È finita l’intervista, e non mi restano che poche righe per inquadrare il personaggio: l’idea che mi sono fatta di Musiello è più che ottima: mi è sembrato un ragazzo a posto, senza grilli per il capo, con una volontà di riuscire favolosa, un carattere forgiato nel ferro, che non ha paura di nulla, né dei difensori avversari in area di rigore né delle avversità della vita. L’ho visto alcune volte in allenamento e a squarci in partite ufficiali; è un giocatore che parte da lontano, che difende bene la palla, che sa costruire l’azione oltreché concluderla, fortissimo di testa e soprattutto di gomiti; in entrambi gli aspetti cioè, quello privato e quello di giocatore, un elemento molto Interessante, che sa dove vuole arrivare, e mi sa tanto, questo vale anche come augurio, che ci arriverà quanto prima.

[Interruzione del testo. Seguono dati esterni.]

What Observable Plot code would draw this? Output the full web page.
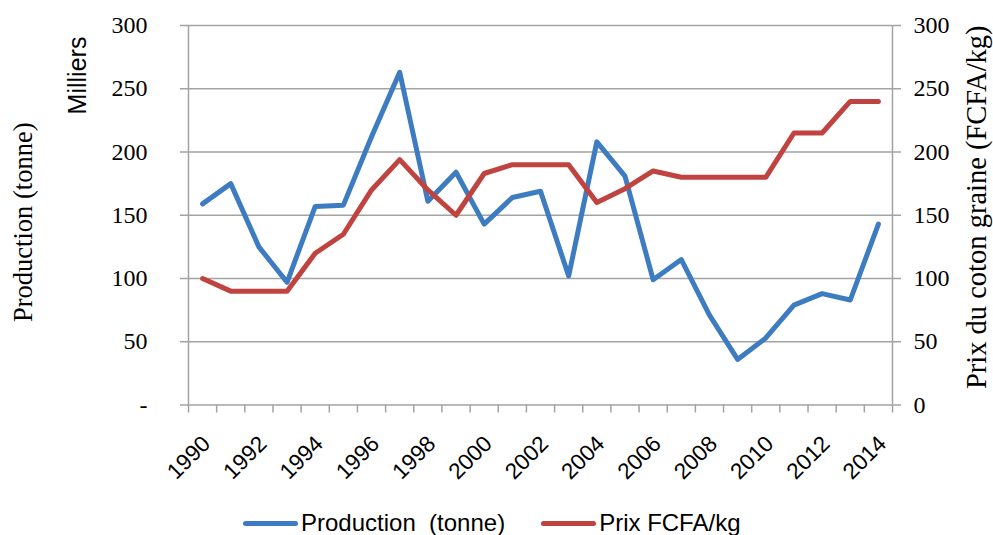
<!DOCTYPE html>
<html><head><meta charset="utf-8">
<script src="https://cdn.jsdelivr.net/npm/d3@7"></script>
<script src="https://cdn.jsdelivr.net/npm/@observablehq/plot@0.6"></script>
<style>
html,body{margin:0;background:#fff;overflow:hidden;}
#chart svg{display:block;}
#legend{display:flex;align-items:center;height:36px;padding-left:243px;font-family:"Liberation Sans Narrow","Liberation Sans",sans-serif;font-size:24px;color:#000;}
.sw{display:inline-block;width:55px;height:5px;border-radius:3px;margin-right:3px;}
.item{display:flex;align-items:center;margin-right:36px;}
</style></head><body><div id="chart"></div><div id="legend"></div><script>
const years = [1990,1991,1992,1993,1994,1995,1996,1997,1998,1999,2000,2001,2002,2003,2004,2005,2006,2007,2008,2009,2010,2011,2012,2013,2014];
const production = [159,175,125,97,157,158,212,263,161,184,143,164,169,102,208,181,99,115,71,36,53,79,88,83,143];
const prix = [100,90,90,90,120,135,170,194,170,150,183,190,190,190,160,171,185,180,180,180,180,215,215,240,240];
const yTicks = [0,50,100,150,200,250,300];
const leftTickLabels = ["-","50","100","150","200","250","300"];
const rightTickLabels = ["0","50","100","150","200","250","300"];
const xLabelYears = [1990,1992,1994,1996,1998,2000,2002,2004,2006,2008,2010,2012,2014];
const seriesNames = ["Production  (tonne)","Prix FCFA/kg"];
const colors = ["#3d7cc0","#c0433f"];

const data = years.map((y,i)=>({year:y, production:production[i], prix:prix[i]}));
const boundaries = years.map(y=>y-0.5).concat([years[years.length-1]+0.5]);
const grid = "#a3a3a3";
const serif = "Liberation Serif, Times New Roman, serif";
const sans = "Liberation Sans, Arial, sans-serif";

const chart = Plot.plot({
  width: 993, height: 505,
  marginLeft: 188, marginRight: 101, marginTop: 25, marginBottom: 100.5,
  style: {background:"#fff", color:"#000", overflow:"visible"},
  x: {domain:[years[0]-0.5, years[years.length-1]+0.5], axis:null},
  y: {domain:[0,300], axis:null},
  marks: [
    Plot.ruleY(yTicks, {stroke: grid, strokeWidth: 1.5}),
    Plot.ruleX([years[0]-0.5, years[years.length-1]+0.5], {stroke: grid, strokeWidth: 1.5}),
    Plot.axisY({anchor:"left", ticks: yTicks, tickFormat:(d)=>leftTickLabels[yTicks.indexOf(d)], tickSize: 8, tickPadding: 33, stroke: grid, strokeWidth:1.5, fill:"#000", fontSize: 24, fontFamily: serif, label: null}),
    Plot.axisY({anchor:"right", ticks: yTicks, tickFormat:(d)=>rightTickLabels[yTicks.indexOf(d)], tickSize: 8, tickPadding: 13, stroke: grid, strokeWidth:1.5, fill:"#000", fontSize: 24, fontFamily: serif, label: null}),
    Plot.axisX({ticks: boundaries, tickFormat: ()=>"", tickSize: 8, stroke: grid, strokeWidth:1.5, label:null}),
    Plot.axisX({ticks: xLabelYears, tickFormat: d=>String(d), tickSize: 0, tickPadding: 35, dx: 4, tickRotate: -45, fill:"#000", fontSize: 22.5, fontFamily: sans, label:null}),
    Plot.lineY(data, {x:"year", y:"production", stroke: colors[0], strokeWidth: 5, strokeLinecap:"round", strokeLinejoin:"round"}),
    Plot.lineY(data, {x:"year", y:"prix", stroke: colors[1], strokeWidth: 5, strokeLinecap:"round", strokeLinejoin:"round"}),
    Plot.text(["Production (tonne)"], {frameAnchor:"left", textAnchor:"middle", lineAnchor:"middle", dx:-165, dy:7, rotate:-90, fontSize: 26.5, fontFamily: serif, fill:"#000"}),
    Plot.text(["Milliers"], {frameAnchor:"top-left", textAnchor:"middle", lineAnchor:"middle", dx:-111, dy:50, rotate:-90, fontSize: 25, fontFamily: sans, fill:"#000"}),
    Plot.text(["Prix du coton graine (FCFA/kg)"], {frameAnchor:"right", textAnchor:"middle", lineAnchor:"middle", dx:84, dy:-8, rotate:-90, fontSize: 28.5, fontFamily: serif, fill:"#000"})
  ]
});
document.getElementById("chart").appendChild(chart);

const legend = document.getElementById("legend");
seriesNames.forEach((n,i)=>{
  const it = document.createElement("div"); it.className="item";
  const sw = document.createElement("span"); sw.className="sw"; sw.style.background=colors[i];
  const t = document.createElement("span"); t.textContent = n; t.style.whiteSpace="pre";
  it.appendChild(sw); it.appendChild(t); legend.appendChild(it);
});
</script></body></html>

Nonostante l’ottimismo del giornalista della testata ufficiale bianconera, il buon Giuliano non sfonderà mai a Torino. Infatti, verrà schierato da Vycpálek solamente in Coppa Italia, durante la quale avrà, comunque, l’occasione per realizzare una rete, nell’incontro vinto contro il Cesena. Nell’estate successiva verrà ceduto e comincerà un lungo peregrinare in lungo e in largo per lo stivale, trovando spiccioli di gloria a Roma, sponda giallorossa.